Problem requirements | Copy every record below exactly as written, but leave out the pictures.

::::

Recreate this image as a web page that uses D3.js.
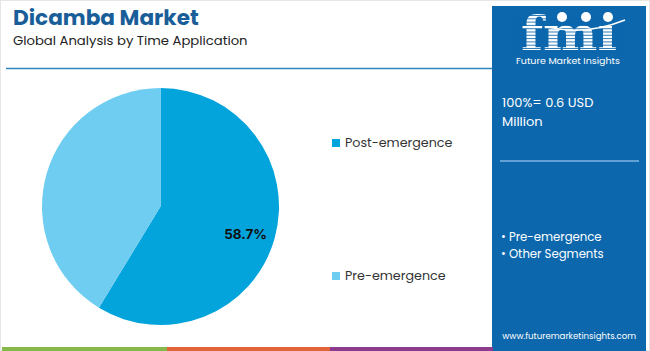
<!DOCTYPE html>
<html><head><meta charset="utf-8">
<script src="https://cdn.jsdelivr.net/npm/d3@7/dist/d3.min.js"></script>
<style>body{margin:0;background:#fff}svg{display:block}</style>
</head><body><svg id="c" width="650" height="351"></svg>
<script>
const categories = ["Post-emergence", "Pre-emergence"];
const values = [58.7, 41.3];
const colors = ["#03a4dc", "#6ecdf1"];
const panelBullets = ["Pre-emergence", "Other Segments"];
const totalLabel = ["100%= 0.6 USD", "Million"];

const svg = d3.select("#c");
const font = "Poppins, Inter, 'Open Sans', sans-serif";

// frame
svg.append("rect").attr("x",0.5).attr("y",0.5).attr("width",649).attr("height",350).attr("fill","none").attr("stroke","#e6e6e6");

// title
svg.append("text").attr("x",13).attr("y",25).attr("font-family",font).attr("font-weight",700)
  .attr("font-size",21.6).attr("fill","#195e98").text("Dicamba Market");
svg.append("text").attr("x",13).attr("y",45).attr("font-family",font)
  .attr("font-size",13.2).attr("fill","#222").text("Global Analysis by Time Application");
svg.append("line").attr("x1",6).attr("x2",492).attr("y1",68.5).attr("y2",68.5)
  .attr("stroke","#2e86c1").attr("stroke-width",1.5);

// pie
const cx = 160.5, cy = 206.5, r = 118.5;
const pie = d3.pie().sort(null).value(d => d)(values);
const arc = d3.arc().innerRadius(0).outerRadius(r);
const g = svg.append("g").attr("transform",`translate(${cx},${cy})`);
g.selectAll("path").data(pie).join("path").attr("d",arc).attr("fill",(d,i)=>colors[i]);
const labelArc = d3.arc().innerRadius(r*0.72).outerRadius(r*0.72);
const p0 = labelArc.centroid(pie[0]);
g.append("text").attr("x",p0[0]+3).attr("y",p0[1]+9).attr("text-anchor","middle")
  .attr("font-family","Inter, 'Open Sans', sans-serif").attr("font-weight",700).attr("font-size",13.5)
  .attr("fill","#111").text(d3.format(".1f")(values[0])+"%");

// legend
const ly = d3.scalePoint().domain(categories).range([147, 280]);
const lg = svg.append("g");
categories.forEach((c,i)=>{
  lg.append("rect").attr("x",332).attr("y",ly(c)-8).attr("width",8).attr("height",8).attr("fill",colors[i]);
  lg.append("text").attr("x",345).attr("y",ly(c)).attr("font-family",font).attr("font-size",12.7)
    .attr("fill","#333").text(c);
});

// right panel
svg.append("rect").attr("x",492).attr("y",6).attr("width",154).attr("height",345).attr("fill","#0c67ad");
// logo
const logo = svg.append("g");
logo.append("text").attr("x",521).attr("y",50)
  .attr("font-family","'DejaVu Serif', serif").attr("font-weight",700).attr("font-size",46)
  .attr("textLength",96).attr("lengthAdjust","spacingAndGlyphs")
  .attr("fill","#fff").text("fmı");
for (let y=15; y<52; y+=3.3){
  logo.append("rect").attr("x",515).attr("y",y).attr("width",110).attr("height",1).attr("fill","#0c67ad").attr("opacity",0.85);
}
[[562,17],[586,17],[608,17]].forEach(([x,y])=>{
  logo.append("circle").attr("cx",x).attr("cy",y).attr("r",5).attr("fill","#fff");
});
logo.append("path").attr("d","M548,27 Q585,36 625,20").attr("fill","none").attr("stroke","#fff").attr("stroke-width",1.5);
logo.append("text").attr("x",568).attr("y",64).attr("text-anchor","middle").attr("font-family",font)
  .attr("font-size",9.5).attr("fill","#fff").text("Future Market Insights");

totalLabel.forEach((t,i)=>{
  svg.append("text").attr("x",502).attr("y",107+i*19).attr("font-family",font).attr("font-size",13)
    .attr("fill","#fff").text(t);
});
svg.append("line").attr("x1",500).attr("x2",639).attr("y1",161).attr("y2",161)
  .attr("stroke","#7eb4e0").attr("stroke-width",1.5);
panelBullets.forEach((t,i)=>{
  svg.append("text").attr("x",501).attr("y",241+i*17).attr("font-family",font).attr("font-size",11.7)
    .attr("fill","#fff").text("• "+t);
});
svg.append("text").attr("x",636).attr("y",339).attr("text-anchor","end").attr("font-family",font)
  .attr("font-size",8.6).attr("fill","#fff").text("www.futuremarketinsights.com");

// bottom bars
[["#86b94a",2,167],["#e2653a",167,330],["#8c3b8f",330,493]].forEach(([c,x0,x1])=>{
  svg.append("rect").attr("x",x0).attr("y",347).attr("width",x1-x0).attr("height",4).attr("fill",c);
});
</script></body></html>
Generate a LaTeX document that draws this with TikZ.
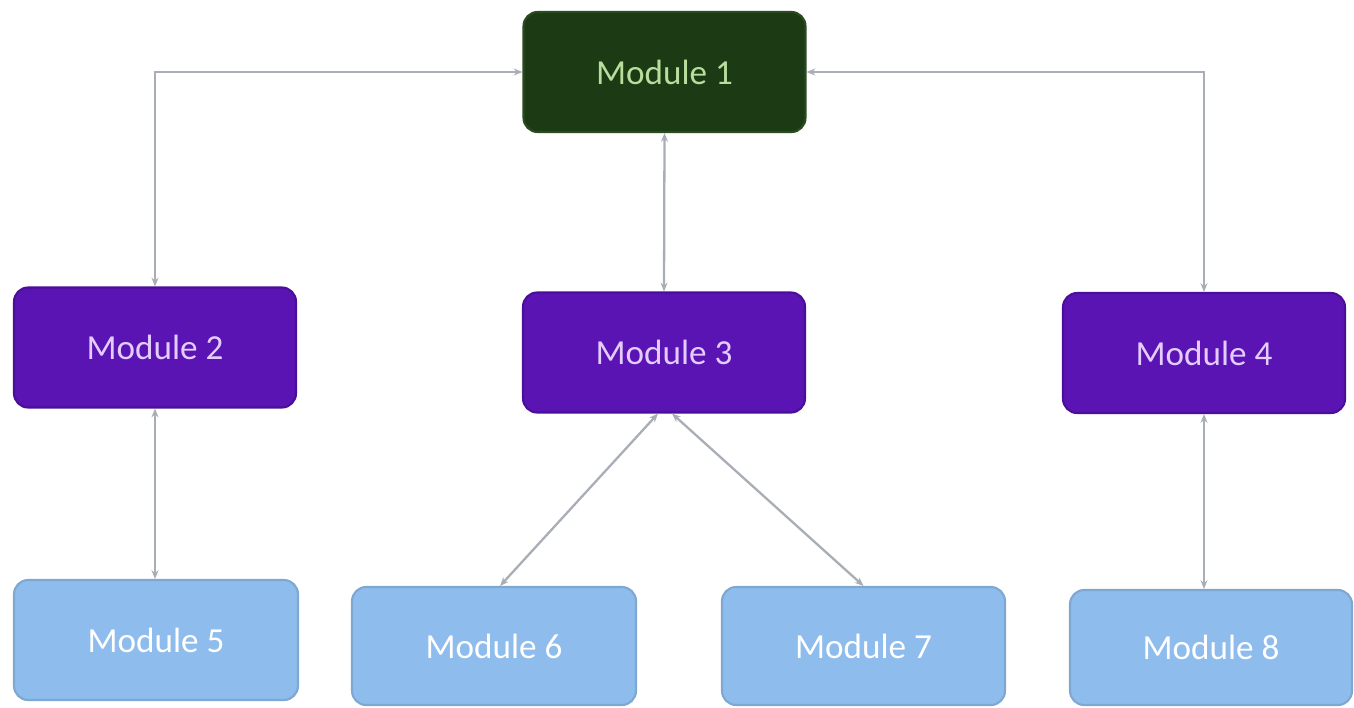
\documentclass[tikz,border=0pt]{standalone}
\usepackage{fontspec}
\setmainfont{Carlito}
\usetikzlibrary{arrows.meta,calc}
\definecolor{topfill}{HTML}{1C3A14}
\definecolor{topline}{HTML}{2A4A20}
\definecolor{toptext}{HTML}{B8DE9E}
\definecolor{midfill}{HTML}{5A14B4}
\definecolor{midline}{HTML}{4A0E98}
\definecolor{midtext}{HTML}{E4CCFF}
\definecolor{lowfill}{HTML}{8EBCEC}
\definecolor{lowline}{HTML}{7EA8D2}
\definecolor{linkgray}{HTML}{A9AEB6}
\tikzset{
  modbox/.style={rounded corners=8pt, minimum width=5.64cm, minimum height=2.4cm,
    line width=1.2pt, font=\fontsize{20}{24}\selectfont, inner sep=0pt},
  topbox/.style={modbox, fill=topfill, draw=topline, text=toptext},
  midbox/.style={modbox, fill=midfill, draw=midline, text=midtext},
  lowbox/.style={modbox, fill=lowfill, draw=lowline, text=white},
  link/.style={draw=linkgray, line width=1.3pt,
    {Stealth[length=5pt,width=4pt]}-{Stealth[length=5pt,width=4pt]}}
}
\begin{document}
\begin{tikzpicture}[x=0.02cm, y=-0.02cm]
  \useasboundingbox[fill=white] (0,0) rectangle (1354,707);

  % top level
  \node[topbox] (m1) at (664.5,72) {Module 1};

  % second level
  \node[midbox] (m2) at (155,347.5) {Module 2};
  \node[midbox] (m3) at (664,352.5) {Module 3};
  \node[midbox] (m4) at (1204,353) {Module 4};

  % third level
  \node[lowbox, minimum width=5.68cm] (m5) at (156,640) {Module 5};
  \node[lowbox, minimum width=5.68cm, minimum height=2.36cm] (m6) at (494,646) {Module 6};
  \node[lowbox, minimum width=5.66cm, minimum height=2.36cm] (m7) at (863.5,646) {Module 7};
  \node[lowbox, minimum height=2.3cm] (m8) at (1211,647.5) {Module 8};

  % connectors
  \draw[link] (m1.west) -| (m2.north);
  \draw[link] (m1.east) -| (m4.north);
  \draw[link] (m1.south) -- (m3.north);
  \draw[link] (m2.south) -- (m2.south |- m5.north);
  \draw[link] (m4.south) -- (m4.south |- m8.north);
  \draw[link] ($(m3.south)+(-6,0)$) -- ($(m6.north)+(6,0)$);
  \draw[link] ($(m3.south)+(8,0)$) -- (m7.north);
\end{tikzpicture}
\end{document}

::::

Output of the exercise |
Recreate this image as a web page that uses D3.js.
<!DOCTYPE html>
<html><head><meta charset="utf-8">
<script src="https://cdn.jsdelivr.net/npm/d3@7/dist/d3.min.js"></script>
<style>body{margin:0;background:#fff}svg{display:block}</style>
</head><body><svg id="c" width="650" height="351"></svg>
<script>
const categories = ["Post-emergence", "Pre-emergence"];
const values = [58.7, 41.3];
const colors = ["#03a4dc", "#6ecdf1"];
const panelBullets = ["Pre-emergence", "Other Segments"];
const totalLabel = ["100%= 0.6 USD", "Million"];

const svg = d3.select("#c");
const font = "Poppins, Inter, 'Open Sans', sans-serif";

// frame
svg.append("rect").attr("x",0.5).attr("y",0.5).attr("width",649).attr("height",350).attr("fill","none").attr("stroke","#e6e6e6");

// title
svg.append("text").attr("x",13).attr("y",25).attr("font-family",font).attr("font-weight",700)
  .attr("font-size",21.6).attr("fill","#195e98").text("Dicamba Market");
svg.append("text").attr("x",13).attr("y",45).attr("font-family",font)
  .attr("font-size",13.2).attr("fill","#222").text("Global Analysis by Time Application");
svg.append("line").attr("x1",6).attr("x2",492).attr("y1",68.5).attr("y2",68.5)
  .attr("stroke","#2e86c1").attr("stroke-width",1.5);

// pie
const cx = 160.5, cy = 206.5, r = 118.5;
const pie = d3.pie().sort(null).value(d => d)(values);
const arc = d3.arc().innerRadius(0).outerRadius(r);
const g = svg.append("g").attr("transform",`translate(${cx},${cy})`);
g.selectAll("path").data(pie).join("path").attr("d",arc).attr("fill",(d,i)=>colors[i]);
const labelArc = d3.arc().innerRadius(r*0.72).outerRadius(r*0.72);
const p0 = labelArc.centroid(pie[0]);
g.append("text").attr("x",p0[0]+3).attr("y",p0[1]+9).attr("text-anchor","middle")
  .attr("font-family","Inter, 'Open Sans', sans-serif").attr("font-weight",700).attr("font-size",13.5)
  .attr("fill","#111").text(d3.format(".1f")(values[0])+"%");

// legend
const ly = d3.scalePoint().domain(categories).range([147, 280]);
const lg = svg.append("g");
categories.forEach((c,i)=>{
  lg.append("rect").attr("x",332).attr("y",ly(c)-8).attr("width",8).attr("height",8).attr("fill",colors[i]);
  lg.append("text").attr("x",345).attr("y",ly(c)).attr("font-family",font).attr("font-size",12.7)
    .attr("fill","#333").text(c);
});

// right panel
svg.append("rect").attr("x",492).attr("y",6).attr("width",154).attr("height",345).attr("fill","#0c67ad");
// logo
const logo = svg.append("g");
logo.append("text").attr("x",521).attr("y",50)
  .attr("font-family","'DejaVu Serif', serif").attr("font-weight",700).attr("font-size",46)
  .attr("textLength",96).attr("lengthAdjust","spacingAndGlyphs")
  .attr("fill","#fff").text("fmı");
for (let y=15; y<52; y+=3.3){
  logo.append("rect").attr("x",515).attr("y",y).attr("width",110).attr("height",1).attr("fill","#0c67ad").attr("opacity",0.85);
}
[[562,17],[586,17],[608,17]].forEach(([x,y])=>{
  logo.append("circle").attr("cx",x).attr("cy",y).attr("r",5).attr("fill","#fff");
});
logo.append("path").attr("d","M548,27 Q585,36 625,20").attr("fill","none").attr("stroke","#fff").attr("stroke-width",1.5);
logo.append("text").attr("x",568).attr("y",64).attr("text-anchor","middle").attr("font-family",font)
  .attr("font-size",9.5).attr("fill","#fff").text("Future Market Insights");

totalLabel.forEach((t,i)=>{
  svg.append("text").attr("x",502).attr("y",107+i*19).attr("font-family",font).attr("font-size",13)
    .attr("fill","#fff").text(t);
});
svg.append("line").attr("x1",500).attr("x2",639).attr("y1",161).attr("y2",161)
  .attr("stroke","#7eb4e0").attr("stroke-width",1.5);
panelBullets.forEach((t,i)=>{
  svg.append("text").attr("x",501).attr("y",241+i*17).attr("font-family",font).attr("font-size",11.7)
    .attr("fill","#fff").text("• "+t);
});
svg.append("text").attr("x",636).attr("y",339).attr("text-anchor","end").attr("font-family",font)
  .attr("font-size",8.6).attr("fill","#fff").text("www.futuremarketinsights.com");

// bottom bars
[["#86b94a",2,167],["#e2653a",167,330],["#8c3b8f",330,493]].forEach(([c,x0,x1])=>{
  svg.append("rect").attr("x",x0).attr("y",347).attr("width",x1-x0).attr("height",4).attr("fill",c);
});
</script></body></html>
Generate a LaTeX document that draws this with TikZ.
\documentclass[tikz,border=0pt]{standalone}
\usepackage{fontspec}
\setmainfont{Carlito}
\usetikzlibrary{arrows.meta,calc}
\definecolor{topfill}{HTML}{1C3A14}
\definecolor{topline}{HTML}{2A4A20}
\definecolor{toptext}{HTML}{B8DE9E}
\definecolor{midfill}{HTML}{5A14B4}
\definecolor{midline}{HTML}{4A0E98}
\definecolor{midtext}{HTML}{E4CCFF}
\definecolor{lowfill}{HTML}{8EBCEC}
\definecolor{lowline}{HTML}{7EA8D2}
\definecolor{linkgray}{HTML}{A9AEB6}
\tikzset{
  modbox/.style={rounded corners=8pt, minimum width=5.64cm, minimum height=2.4cm,
    line width=1.2pt, font=\fontsize{20}{24}\selectfont, inner sep=0pt},
  topbox/.style={modbox, fill=topfill, draw=topline, text=toptext},
  midbox/.style={modbox, fill=midfill, draw=midline, text=midtext},
  lowbox/.style={modbox, fill=lowfill, draw=lowline, text=white},
  link/.style={draw=linkgray, line width=1.3pt,
    {Stealth[length=5pt,width=4pt]}-{Stealth[length=5pt,width=4pt]}}
}
\begin{document}
\begin{tikzpicture}[x=0.02cm, y=-0.02cm]
  \useasboundingbox[fill=white] (0,0) rectangle (1354,707);

  % top level
  \node[topbox] (m1) at (664.5,72) {Module 1};

  % second level
  \node[midbox] (m2) at (155,347.5) {Module 2};
  \node[midbox] (m3) at (664,352.5) {Module 3};
  \node[midbox] (m4) at (1204,353) {Module 4};

  % third level
  \node[lowbox, minimum width=5.68cm] (m5) at (156,640) {Module 5};
  \node[lowbox, minimum width=5.68cm, minimum height=2.36cm] (m6) at (494,646) {Module 6};
  \node[lowbox, minimum width=5.66cm, minimum height=2.36cm] (m7) at (863.5,646) {Module 7};
  \node[lowbox, minimum height=2.3cm] (m8) at (1211,647.5) {Module 8};

  % connectors
  \draw[link] (m1.west) -| (m2.north);
  \draw[link] (m1.east) -| (m4.north);
  \draw[link] (m1.south) -- (m3.north);
  \draw[link] (m2.south) -- (m2.south |- m5.north);
  \draw[link] (m4.south) -- (m4.south |- m8.north);
  \draw[link] ($(m3.south)+(-6,0)$) -- ($(m6.north)+(6,0)$);
  \draw[link] ($(m3.south)+(8,0)$) -- (m7.north);
\end{tikzpicture}
\end{document}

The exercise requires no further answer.